Decided on January 15, 2021
SUPREME COURT, APPELLATE TERM, SECOND DEPARTMENT, 2d, 11th and 13th JUDICIAL DISTRICTS
PRESENT: : THOMAS P. ALIOTTA, P.J., DAVID ELLIOT, WAVNY TOUSSAINT, JJ
2018-2352 K C

Bank of America, N.A., Respondent,

against

Macorel Francois, Appellant.

Macorel Francois, appellant pro se. Rubin & Rothman, LLC (Eric S. Pillischer of counsel), for respondent.

Appeal from a judgment of the Civil Court of the City of New York, Kings County (Lizette Colon, J.), entered August 9, 2018. The judgment, after a nonjury trial, awarded plaintiff the principal sum of $8,371.02.

ORDERED that the judgment is affirmed, without costs.

In this action, plaintiff seeks to recover the principal sum of $8,371.02 for breach of a credit card agreement and upon an account stated.
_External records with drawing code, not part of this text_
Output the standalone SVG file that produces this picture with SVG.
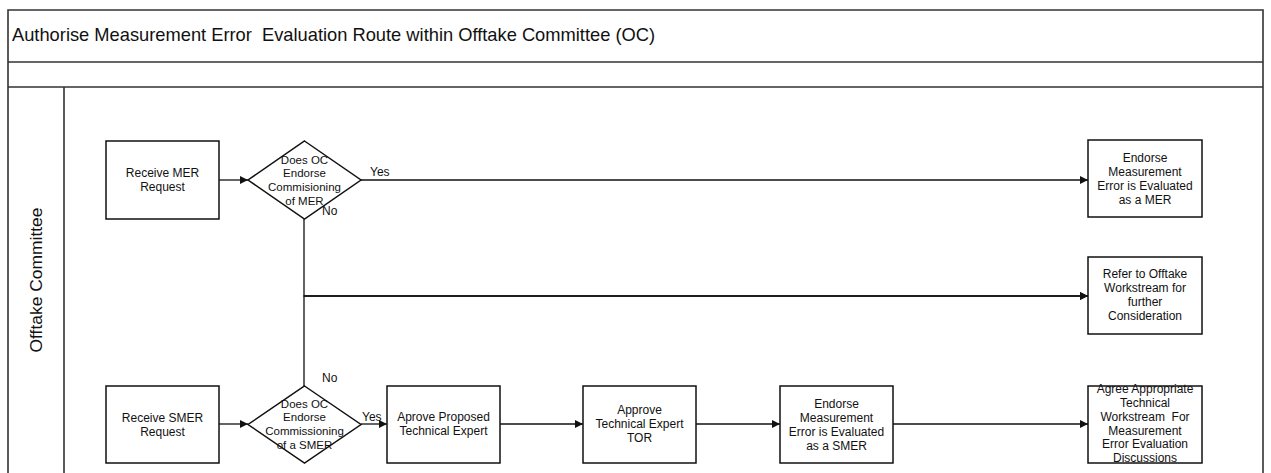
<svg xmlns="http://www.w3.org/2000/svg" width="1271" height="473" viewBox="0 0 1271 473">
<style>
text{font-family:"Liberation Sans",Arial,sans-serif;fill:#111;white-space:pre}
.t{font-size:12px;text-anchor:middle}
.d{font-size:11.5px;text-anchor:middle}
.l{font-size:12px}
.box{fill:#fff;stroke:#111;stroke-width:1.5}
.frame{fill:none;stroke:#333;stroke-width:1.6}
.c{fill:none;stroke:#111;stroke-width:1.3}
</style>
<defs>
<marker id="ah" viewBox="0 0 10 10" refX="10" refY="5" markerWidth="8" markerHeight="8" markerUnits="userSpaceOnUse" orient="auto">
<path d="M0,0 L10,5 L0,10 z" fill="#111"/>
</marker>
</defs>
<rect width="1271" height="473" fill="#fff"/>
<g id="frame">
<path class="frame" d="M8,473 V10 H1263 V473 M8,62 H1263 M8,87 H1263 M64,87 V473"/>
<text x="12" y="41" font-size="19" textLength="643" lengthAdjust="spacingAndGlyphs" xml:space="preserve">Authorise Measurement Error  Evaluation Route within Offtake Committee (OC)</text>
<text transform="translate(42,280) rotate(-90)" font-size="17" text-anchor="middle" textLength="145" lengthAdjust="spacingAndGlyphs">Offtake Committee</text>
</g>
<g id="connectors">
<path class="c" d="M219,180 H248" marker-end="url(#ah)"/>
<path class="c" d="M361,180 H1088" marker-end="url(#ah)"/>
<path class="c" d="M304,219 V296 H1088" marker-end="url(#ah)"/>
<path class="c" d="M304,386 V296 H1088" marker-end="url(#ah)"/>
<path class="c" d="M219,424 H248" marker-end="url(#ah)"/>
<path class="c" d="M361,424 H387" marker-end="url(#ah)"/>
<path class="c" d="M500,424 H583" marker-end="url(#ah)"/>
<path class="c" d="M696,424 H780" marker-end="url(#ah)"/>
<path class="c" d="M893,424 H1088" marker-end="url(#ah)"/>
<text class="l" x="370" y="176">Yes</text>
<text class="l" x="322" y="215">No</text>
<text class="l" x="322" y="382">No</text>
<text class="l" x="362" y="421">Yes</text>
</g>
<g id="receive-mer">
<rect class="box" x="106" y="141" width="113" height="78"/>
<text class="t" x="162.5" y="177">Receive MER</text>
<text class="t" x="162.5" y="191">Request</text>
</g>
<g id="decision-mer">
<path class="box" d="M304.5,141 L361,180 L304.5,219 L248,180 z"/>
<text class="d" x="304.5" y="163.5">Does OC</text>
<text class="d" x="304.5" y="177.2">Endorse</text>
<text class="d" x="304.5" y="190.8">Commisioning</text>
<text class="d" x="304.5" y="204.5">of MER</text>
</g>
<g id="endorse-mer">
<rect class="box" x="1088" y="140" width="114" height="77"/>
<text class="t" x="1145" y="162">Endorse</text>
<text class="t" x="1145" y="176">Measurement</text>
<text class="t" x="1145" y="190">Error is Evaluated</text>
<text class="t" x="1145" y="204">as a MER</text>
</g>
<g id="refer-offtake">
<rect class="box" x="1088" y="257" width="114" height="77"/>
<text class="t" x="1145" y="278">Refer to Offtake</text>
<text class="t" x="1145" y="292">Workstream for</text>
<text class="t" x="1145" y="306">further</text>
<text class="t" x="1145" y="320">Consideration</text>
</g>
<g id="receive-smer">
<rect class="box" x="106" y="386" width="113" height="77"/>
<text class="t" x="162.5" y="422">Receive SMER</text>
<text class="t" x="162.5" y="436">Request</text>
</g>
<g id="decision-smer">
<path class="box" d="M304.5,386 L361,424.5 L304.5,463 L248,424.5 z"/>
<text class="d" x="304.5" y="407.5">Does OC</text>
<text class="d" x="304.5" y="421.2">Endorse</text>
<text class="d" x="304.5" y="434.8">Commissioning</text>
<text class="d" x="304.5" y="448.5">of a SMER</text>
</g>
<g id="aprove-expert">
<rect class="box" x="387" y="386" width="113" height="77"/>
<text class="t" x="443.5" y="421">Aprove Proposed</text>
<text class="t" x="443.5" y="435">Technical Expert</text>
</g>
<g id="approve-tor">
<rect class="box" x="583" y="386" width="113" height="77"/>
<text class="t" x="639.5" y="414">Approve</text>
<text class="t" x="639.5" y="428">Technical Expert</text>
<text class="t" x="639.5" y="442">TOR</text>
</g>
<g id="endorse-smer">
<rect class="box" x="780" y="386" width="113" height="77"/>
<text class="t" x="836.5" y="408">Endorse</text>
<text class="t" x="836.5" y="422">Measurement</text>
<text class="t" x="836.5" y="436">Error is Evaluated</text>
<text class="t" x="836.5" y="450">as a SMER</text>
</g>
<g id="agree-workstream">
<rect class="box" x="1088" y="386" width="114" height="77"/>
<text class="t" x="1145" y="393">Agree Appropriate</text>
<text class="t" x="1145" y="406.5">Technical</text>
<text class="t" x="1145" y="420.5" xml:space="preserve">Workstream  For</text>
<text class="t" x="1145" y="434.5">Measurement</text>
<text class="t" x="1145" y="448">Error Evaluation</text>
<text class="t" x="1145" y="462">Discussions</text>
</g>
</svg>
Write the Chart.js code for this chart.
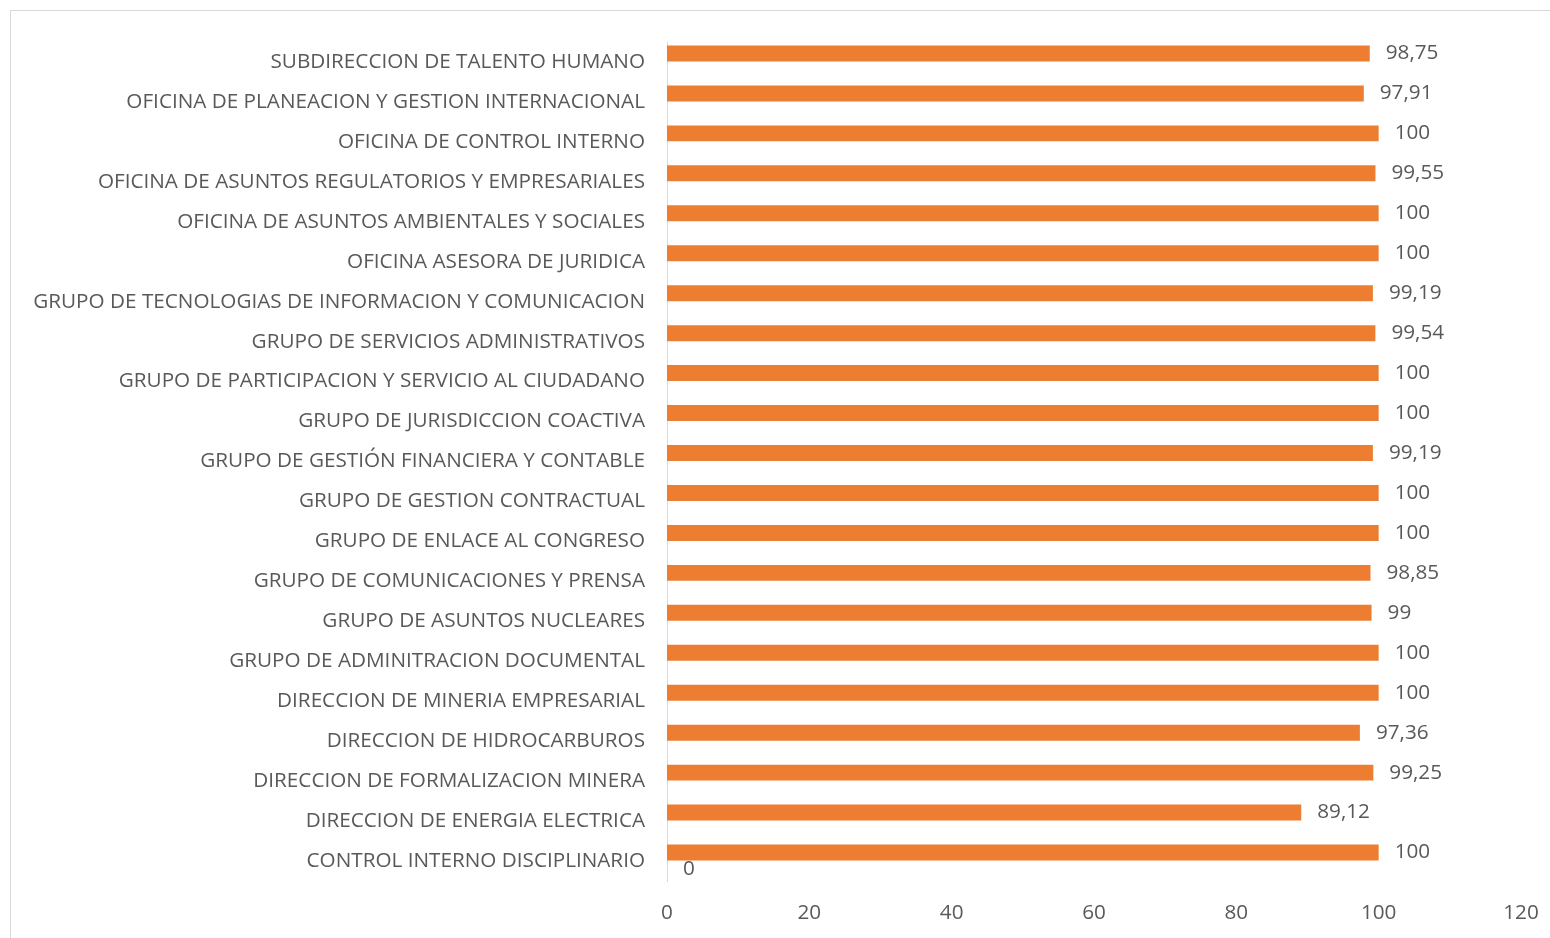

Following a nonjury trial, the Civil Court awarded plaintiff the principal sum of $8.371.02.

Contrary to defendant's contention, the Civil Court has subject matter jurisdiction over this action, as plaintiff's causes of action are seeking the recovery of money where the amount sought does not exceed the jurisdictional monetary limit of the Civil Court (see CCA 202).

Upon a review of the record, we find that plaintiff established its entitlement to judgment on its cause of action for breach of a credit card agreement, by tendering sufficient evidence that defendant entered into a credit card agreement, which he breached when he failed to make the required payment pursuant to the agreement (see Citibank [S.D.], N.A. v Brown-Serulovic, 97 AD3d 522, 523-524 [2012]; Citibank [S.D.] N.A. v Sablic, 55 AD3d 651, 652 [2008]; Feder v Fortunoff, Inc., 114 AD2d 399, 399 [1985]).

We decline to consider defendant's remaining contentions, which are either without merit or raised for the first time on appeal (see Joe v Upper Room Ministries, Inc., 88 AD3d 963 [2011]; Gulf Ins. Co. v Kanen, 13 AD3d 579 [2004]; Mind & Body Acupuncture, P.C. v Elrac, Inc., 48 Misc 3d 139[A], 2015 NY Slip Op 51219[U] [App Term, 2d Dept, 2d, 11th & 13th Jud Dists 2015]). In view of the foregoing, it is unnecessary to pass upon whether plaintiff established a prima facie entitlement to judgment on its cause of action for an account stated.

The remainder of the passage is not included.